A borboleta está sempre presente porque representa o espírito viajante e anuncia uma visita ou morte de alguém próximo. Entre os Aztecas, por exemplo, a borboleta é o símbolo da alma, do último sopro que sai da boca do agonizante. É, também, o símbolo do regresso à terra das almas dos guerreiros mortos.#
Assim se compreende a contínua presença anunciadora da borboleta e o seu peso no destino dos dois personagens.
Na primeira batalha pela supremacia dentro da manada, o gamo, após a morte do seu adversário, vê diversas borboletas brancas. Uma pousa no chifre ensanguentado e lá fica por gerações de borboletas.
Noutra ocasião, quando se prepara para disparar, uma borboleta pousa sobre a espingarda, desconcentrando-o e impedindo-o de disparar.

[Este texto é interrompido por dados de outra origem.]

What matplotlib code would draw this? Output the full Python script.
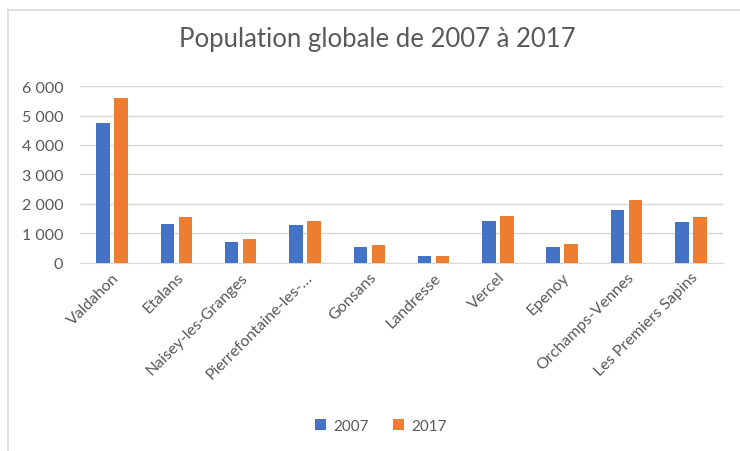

Ela anuncia o fim, mas impede-o por não ser ainda o momento adequado.
No duelo final entre os dois, os chifres do animal sacodem uma borboleta que nele havia pousado.
“O Rei dos gamos soube de repente que o dia era aquele” pag.59
A borboleta é o prenúncio da morte. É o centro. E é ao pousar no chifre que vincula, definitivamente, os seus destinos. Duas almas que, em essência, são partes integrantes de um todo, unem-se finalmente.
Erri de Luca conta-nos uma história de obsessão, duelo, limites e eminente tragédia. Mas é, principalmente, uma história de dependência entre personagens, de demanda, de simbiose e transformação final.
Ahab e o caçador ficam amarrados às respectivas obsessões. E terminam com elas. Mas há uma pequena variação quando comparado a “Moby Dick”: a ligação com o animal é a única aliança que o homem consegue obter. Ficam juntos de forma definitiva. A carne, a natureza e o espírito.